More than 900 people are involved in the construction of Crossrail’s western tunnels between Royal Oak and Farringdon. Phyllis is one of eight Crossrail TBMs excavating 26 miles of tunnels between Royal Oak in west London and Woolwich in south-east London. The project’s TBMs incorporate six earth pressure balance machines for the main running tunnels between Royal Oak and Pudding Mill Lane, which will predominantly pass through ground made of London clay, sand and gravel. For the Thames Tunnel, which will mostly pass through chalk, the project is using two slurry TBMs.

Image two

Crossrail’s TBMs are designed to be operated by a ‘tunnel gang’ of around 20 people, including 12 people on the TBM unit and eight people working from the rear of the machine to above ground. Crossrail ran a public vote to name each of the machines – Phyllis was named after Phyllis Pearsall, a London portrait artist who created the London A-Z street map in the 1930s, traversing 23,000 streets in the process.

Image three

Tunnelling works at the Hanover Square site of the new Bond Street station.

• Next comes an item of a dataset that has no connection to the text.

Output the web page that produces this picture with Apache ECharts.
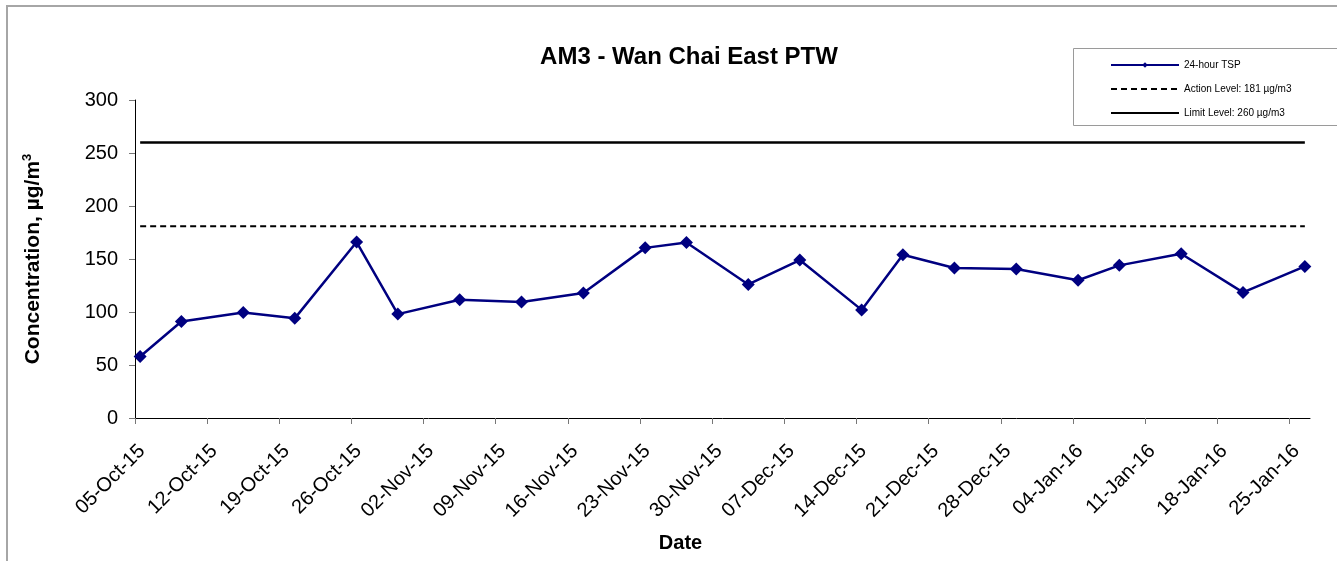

When complete, the new Bond Street will be designed to handle anticipated passenger traffic growth from the current 155,000 passengers to 220,000 passengers a day. Hanover Square is the site of one of the station’s two new ticket halls, with the other located on Davies Street. The final station will feature step-free access to its 260m platforms, which will sit 26m beneath the south side of Oxford Street, one of London’s prime shopping locations.

Image four

A worker sprays concrete lining around a tunnel leading into Bond Street’s Hanover Square site. While the TBMs are responsible for Crossrail’s main tunnels, the sprayed concrete lining (SCL) technique is being used to build 12km of station platform tunnels, passages, access and grout tunnels along the route, where shorter tunnels of variable diameter are required. The SCL technique involves spraying the excavated ground with concrete to stabilise a tunnel and form its permanent lining.

Image five

A Crossrail team celebrates TBM Phyllis’s 2000th tunnel ring in the approach to Bond Street station. Crossrail programme director Andy Mitchell said: "Phyllis’s arrival at Bond Street is a significant milestone for Crossrail and within the next few weeks she will mark the half way point in her tunnel journey. When completed Crossrail will provide essential new links and additional transport capacity with an extra 1.5 million people able to reach Oxford Street within 45 minutes."

Image six

Excavation works are ongoing at Bond Street’s Davies Street ticket hall. Around 4.5 million tonnes of excavated material from the Crossrail project will be used to create the 1,500-acre Wallasea Island nature reserve on the Essex coast, which is expected to host tens of thousands of migratory birds, as well as helping protect against climate change and coastal flooding. Crossrail is hoping to reuse almost all of its excavated material, which will either be transported via its Northfleet site to Wallasea Island or other regeneration areas.